» **Aim of the exercise**: Leave the pictures out and retype the lines from the beginning through the line with "const trueD = [0.1, 0.2, 0.3, 0.4];", both ends included.

#####

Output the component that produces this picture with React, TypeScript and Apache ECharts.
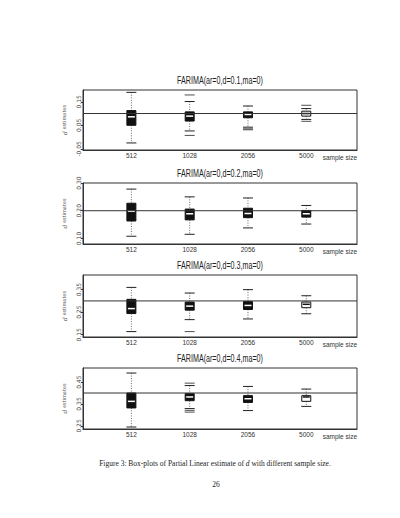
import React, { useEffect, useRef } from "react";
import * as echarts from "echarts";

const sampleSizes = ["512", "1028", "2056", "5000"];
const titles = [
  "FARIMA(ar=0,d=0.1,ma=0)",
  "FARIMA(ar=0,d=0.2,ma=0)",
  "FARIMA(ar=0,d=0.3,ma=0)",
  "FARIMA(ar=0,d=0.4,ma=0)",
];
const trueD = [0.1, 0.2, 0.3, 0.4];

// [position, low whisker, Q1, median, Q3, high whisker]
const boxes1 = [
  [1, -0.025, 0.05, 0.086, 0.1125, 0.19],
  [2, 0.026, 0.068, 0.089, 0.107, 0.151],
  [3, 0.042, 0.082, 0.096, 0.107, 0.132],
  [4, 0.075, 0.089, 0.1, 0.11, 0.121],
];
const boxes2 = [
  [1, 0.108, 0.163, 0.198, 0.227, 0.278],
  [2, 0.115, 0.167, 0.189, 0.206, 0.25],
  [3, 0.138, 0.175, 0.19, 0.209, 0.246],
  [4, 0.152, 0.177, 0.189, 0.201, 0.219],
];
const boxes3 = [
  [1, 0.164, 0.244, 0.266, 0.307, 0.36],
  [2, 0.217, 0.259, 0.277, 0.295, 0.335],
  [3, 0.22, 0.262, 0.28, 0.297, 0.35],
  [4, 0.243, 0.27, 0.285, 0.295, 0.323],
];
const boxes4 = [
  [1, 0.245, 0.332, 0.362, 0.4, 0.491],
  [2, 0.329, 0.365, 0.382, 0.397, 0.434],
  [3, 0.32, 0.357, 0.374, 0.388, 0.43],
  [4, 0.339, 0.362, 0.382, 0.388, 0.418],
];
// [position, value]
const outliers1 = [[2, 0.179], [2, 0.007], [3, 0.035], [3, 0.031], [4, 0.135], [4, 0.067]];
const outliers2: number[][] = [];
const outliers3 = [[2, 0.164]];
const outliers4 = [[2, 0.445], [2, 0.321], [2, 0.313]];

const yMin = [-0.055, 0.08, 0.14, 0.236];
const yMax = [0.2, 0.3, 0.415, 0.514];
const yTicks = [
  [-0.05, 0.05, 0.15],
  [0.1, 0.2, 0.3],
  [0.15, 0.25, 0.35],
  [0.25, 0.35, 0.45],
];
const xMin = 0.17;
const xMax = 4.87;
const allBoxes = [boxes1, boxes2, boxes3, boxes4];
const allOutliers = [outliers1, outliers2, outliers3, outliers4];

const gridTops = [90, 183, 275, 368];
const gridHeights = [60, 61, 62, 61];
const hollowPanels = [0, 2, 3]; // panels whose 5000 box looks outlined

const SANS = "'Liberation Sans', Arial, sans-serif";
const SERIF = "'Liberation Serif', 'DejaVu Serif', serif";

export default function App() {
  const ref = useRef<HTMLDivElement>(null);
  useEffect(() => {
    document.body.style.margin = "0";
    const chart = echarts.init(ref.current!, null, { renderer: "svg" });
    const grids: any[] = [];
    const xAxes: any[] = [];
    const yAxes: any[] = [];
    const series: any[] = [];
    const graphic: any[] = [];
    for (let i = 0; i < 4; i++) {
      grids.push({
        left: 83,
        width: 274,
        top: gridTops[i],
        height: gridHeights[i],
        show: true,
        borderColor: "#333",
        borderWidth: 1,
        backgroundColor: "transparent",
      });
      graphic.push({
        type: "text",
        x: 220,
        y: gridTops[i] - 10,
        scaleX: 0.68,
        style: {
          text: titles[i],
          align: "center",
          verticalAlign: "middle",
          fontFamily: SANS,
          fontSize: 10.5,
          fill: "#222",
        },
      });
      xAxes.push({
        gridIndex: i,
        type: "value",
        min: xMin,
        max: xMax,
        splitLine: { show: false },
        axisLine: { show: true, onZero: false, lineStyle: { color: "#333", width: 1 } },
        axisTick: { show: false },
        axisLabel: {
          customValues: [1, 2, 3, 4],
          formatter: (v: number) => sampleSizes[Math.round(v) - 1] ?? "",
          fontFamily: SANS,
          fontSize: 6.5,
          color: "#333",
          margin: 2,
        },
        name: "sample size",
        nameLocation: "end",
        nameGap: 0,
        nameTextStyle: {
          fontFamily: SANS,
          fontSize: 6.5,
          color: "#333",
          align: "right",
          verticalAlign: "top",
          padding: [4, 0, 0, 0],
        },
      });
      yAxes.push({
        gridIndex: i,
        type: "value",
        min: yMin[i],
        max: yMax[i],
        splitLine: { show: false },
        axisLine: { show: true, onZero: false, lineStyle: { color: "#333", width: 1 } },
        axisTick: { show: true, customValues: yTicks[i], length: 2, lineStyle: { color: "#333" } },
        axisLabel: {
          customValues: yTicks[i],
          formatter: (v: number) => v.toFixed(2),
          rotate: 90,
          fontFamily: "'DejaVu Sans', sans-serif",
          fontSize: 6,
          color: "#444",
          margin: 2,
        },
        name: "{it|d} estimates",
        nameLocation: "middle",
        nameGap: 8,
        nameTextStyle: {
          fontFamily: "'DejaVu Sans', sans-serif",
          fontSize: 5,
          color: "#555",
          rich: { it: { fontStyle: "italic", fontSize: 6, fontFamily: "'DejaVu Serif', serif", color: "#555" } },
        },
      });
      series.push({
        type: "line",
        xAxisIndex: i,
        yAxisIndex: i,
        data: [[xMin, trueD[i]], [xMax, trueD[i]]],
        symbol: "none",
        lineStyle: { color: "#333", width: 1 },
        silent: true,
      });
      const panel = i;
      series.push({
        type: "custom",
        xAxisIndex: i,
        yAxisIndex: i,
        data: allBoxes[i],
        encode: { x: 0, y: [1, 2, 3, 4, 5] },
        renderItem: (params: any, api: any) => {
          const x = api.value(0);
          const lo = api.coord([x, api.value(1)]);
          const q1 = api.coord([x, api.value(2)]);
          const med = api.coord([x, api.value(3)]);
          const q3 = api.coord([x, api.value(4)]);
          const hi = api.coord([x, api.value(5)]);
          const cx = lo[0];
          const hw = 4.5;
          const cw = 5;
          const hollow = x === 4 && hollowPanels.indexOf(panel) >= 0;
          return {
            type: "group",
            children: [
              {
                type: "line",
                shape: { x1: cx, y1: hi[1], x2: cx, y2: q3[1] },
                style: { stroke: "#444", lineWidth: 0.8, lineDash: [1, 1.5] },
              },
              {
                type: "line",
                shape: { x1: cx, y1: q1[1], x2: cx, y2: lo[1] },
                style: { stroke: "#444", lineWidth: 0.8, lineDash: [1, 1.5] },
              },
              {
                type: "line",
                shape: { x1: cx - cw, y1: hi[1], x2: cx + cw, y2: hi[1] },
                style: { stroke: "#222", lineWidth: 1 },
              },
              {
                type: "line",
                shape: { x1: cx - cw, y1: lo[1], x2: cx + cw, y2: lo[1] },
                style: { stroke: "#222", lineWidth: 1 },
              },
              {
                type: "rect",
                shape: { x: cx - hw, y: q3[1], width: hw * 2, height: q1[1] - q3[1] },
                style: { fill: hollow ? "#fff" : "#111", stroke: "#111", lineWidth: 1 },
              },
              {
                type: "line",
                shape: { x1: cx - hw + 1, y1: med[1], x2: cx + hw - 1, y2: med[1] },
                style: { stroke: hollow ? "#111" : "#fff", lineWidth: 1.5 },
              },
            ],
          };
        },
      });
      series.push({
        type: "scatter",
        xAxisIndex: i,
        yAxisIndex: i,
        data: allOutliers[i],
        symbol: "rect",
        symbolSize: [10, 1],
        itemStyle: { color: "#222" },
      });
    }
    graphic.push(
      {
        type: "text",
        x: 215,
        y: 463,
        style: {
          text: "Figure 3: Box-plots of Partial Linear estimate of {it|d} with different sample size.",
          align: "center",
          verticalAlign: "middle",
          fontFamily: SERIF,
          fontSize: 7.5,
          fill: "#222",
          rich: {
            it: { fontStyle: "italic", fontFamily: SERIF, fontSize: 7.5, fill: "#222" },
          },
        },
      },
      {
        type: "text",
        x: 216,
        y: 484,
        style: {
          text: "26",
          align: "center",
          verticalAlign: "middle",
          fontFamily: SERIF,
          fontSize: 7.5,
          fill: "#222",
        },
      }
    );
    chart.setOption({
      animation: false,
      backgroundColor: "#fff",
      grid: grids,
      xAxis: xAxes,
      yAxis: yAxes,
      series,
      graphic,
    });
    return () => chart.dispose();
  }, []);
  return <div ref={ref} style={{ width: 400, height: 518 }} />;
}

#####

» **Response**:
Output the component that produces this picture with React, TypeScript and Apache ECharts.
import React, { useEffect, useRef } from "react";
import * as echarts from "echarts";

const sampleSizes = ["512", "1028", "2056", "5000"];
const titles = [
  "FARIMA(ar=0,d=0.1,ma=0)",
  "FARIMA(ar=0,d=0.2,ma=0)",
  "FARIMA(ar=0,d=0.3,ma=0)",
  "FARIMA(ar=0,d=0.4,ma=0)",
];
const trueD = [0.1, 0.2, 0.3, 0.4];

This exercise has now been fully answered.